Update of the Paso Robles Soil Salinity Survey
This 2012 project completed the fourth repeat sampling of soils at vineyards in the Paso Robles Groundwater Basin area. These vineyards are irrigated with groundwater of varying quality, leading to the potential for soil salinity levels to increase over time. Elevated soil salinity conditions will in turn lead to degraded soil quality and reduced vine growth and production. The information on soil salinity levels and trends resulting from this study will enable growers to design vineyards and manage the soil and water to ensure long term sustainable production.
The initial sampling was carried out in 2006 at 100 vineyard sites in the area east of Paso Robles; sampling at the same locations was repeated in 2007, 2009 and 2012. The results have shown a clear trend for increasing levels of the soil electrical conductivity and the soil sodium content; these two factors are the primary salinity parameters of concern in the region. Increases in the soil electrical conductivity imposes additional water stress on the vineyards, and higher soil sodium content leads to degraded soil physical quality with important implications for reducing desirable soil drainage and aeration conditions. The average soil electrical conductivity in 2012 was 3.09 dS/m, which is greater than the standard damage threshold value for sensitive vine rootstocks.
The main salinity toxicity component of concern in the area is boron; this was assessed only in 2009 and 2012, and showed a slight increase over this period. The 2012, over 20%of the sites had soil boron levels that exceeded the standard grapevine damage tolerance range of 0.5-0.75 mg/L. There is concern that boron levels in the groundwater may increase as water levels in the aquifer decline and increased mixing of lower-quality water from deeper in the groundwater basin occurs; thus establishing baseline boron levels will help gauge any such changes over time.

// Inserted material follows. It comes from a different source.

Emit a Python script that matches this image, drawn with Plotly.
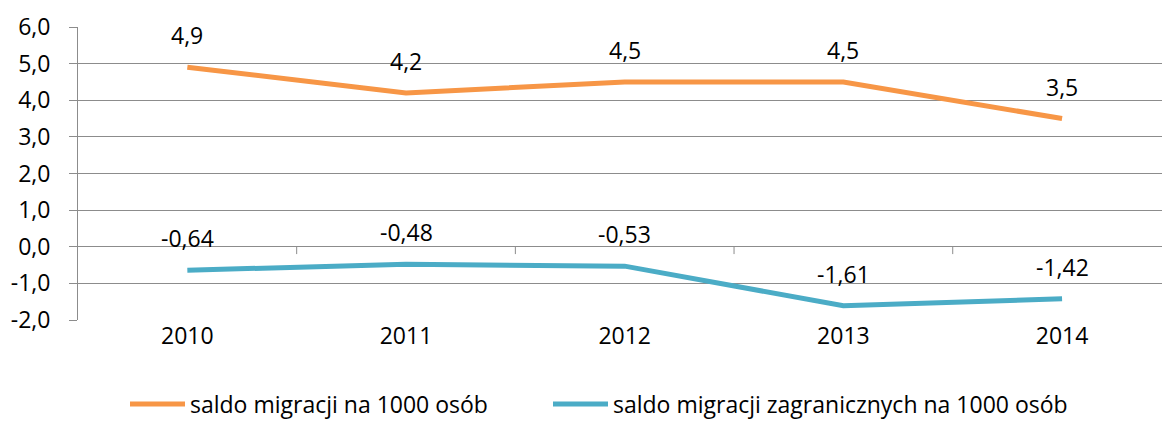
import plotly.graph_objects as go

years = ["2010", "2011", "2012", "2013", "2014"]
saldo_total = [4.9, 4.2, 4.5, 4.5, 3.5]
saldo_foreign = [-0.64, -0.48, -0.53, -1.61, -1.42]
y_ticks = [6, 5, 4, 3, 2, 1, 0, -1, -2]
y_tick_text = ["6,0", "5,0", "4,0", "3,0", "2,0", "1,0", "0,0", "-1,0", "-2,0"]

name_total = "saldo migracji na 1000 osób"
name_foreign = "saldo migracji zagranicznych na 1000 osób"

ORANGE = "#F79646"
BLUE = "#4BACC6"
GRID = "#8C8C8C"
FONT = "Open Sans"
FS = 23

x_idx = list(range(len(years)))

fig = go.Figure()
fig.add_trace(go.Scatter(x=x_idx, y=saldo_total, mode="lines", name=name_total,
                         line=dict(color=ORANGE, width=5), legend="legend"))
fig.add_trace(go.Scatter(x=x_idx, y=saldo_foreign, mode="lines", name=name_foreign,
                         line=dict(color=BLUE, width=5), legend="legend2"))


def fmt(v, d):
    return f"{v:.{d}f}".replace(".", ",")


annotations = []
for i, v in enumerate(saldo_total):
    annotations.append(dict(x=i, y=v, xref="x", yref="y", text=fmt(v, 1),
                            showarrow=False, yshift=32,
                            font=dict(family=FONT, size=FS, color="#000")))
for i, v in enumerate(saldo_foreign):
    annotations.append(dict(x=i, y=v, xref="x", yref="y", text=fmt(v, 2),
                            showarrow=False, yshift=32,
                            font=dict(family=FONT, size=FS, color="#000")))

# tick marks of the category axis, sitting on the zero line between categories
shapes = []
for b in [i + 0.5 for i in range(len(years) - 1)]:
    shapes.append(dict(type="line", xref="x", yref="y", x0=b, x1=b, y0=0, y1=-0.2,
                       line=dict(color=GRID, width=1), layer="below"))


def legend_box(x_px):
    return dict(orientation="h", xref="container", yref="container",
                x=x_px / 1162, xanchor="left", y=1 - 404 / 421, yanchor="middle",
                font=dict(family=FONT, size=FS, color="#000"),
                itemwidth=55, bgcolor="rgba(0,0,0,0)")


fig.update_layout(
    width=1162, height=421,
    margin=dict(l=78, r=0, t=27, b=101, autoexpand=False),
    paper_bgcolor="white", plot_bgcolor="white",
    font=dict(family=FONT, size=FS, color="#000"),
    showlegend=True,
    legend=legend_box(125),
    legend2=legend_box(548),
    annotations=annotations,
    shapes=shapes,
    xaxis=dict(range=[-0.5, 4.457], tickvals=x_idx, ticktext=years,
               showgrid=False, zeroline=False, showline=False, ticks="",
               tickfont=dict(family=FONT, size=FS), fixedrange=True),
    yaxis=dict(range=[-2, 6], tickvals=y_ticks, ticktext=y_tick_text,
               showgrid=True, gridcolor=GRID, gridwidth=1,
               zeroline=True, zerolinecolor=GRID, zerolinewidth=1,
               showline=True, linecolor=GRID, linewidth=1,
               ticks="outside", ticklen=8, tickcolor=GRID, ticklabelstandoff=14,
               tickfont=dict(family=FONT, size=FS), fixedrange=True),
)

fig.write_html("out.html")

This project has provided an important evaluation of fundamental soil salinity conditions over a broad region, and has identified important trends of interest to the local grape industry. These types of conditions are not unique to the Paso Robles area; other regions of the Central Coast will also have similar conditions due to the use of marginal quality groundwater for irrigation and the lack of effective natural leaching by rainfall. Prudent vineyard managers will assess water and soil salinity factors prior to planting, will choose appropriate rootstocks for the expected conditions, and will manage soil and water to reduce the potential for salinity levels to increase over time.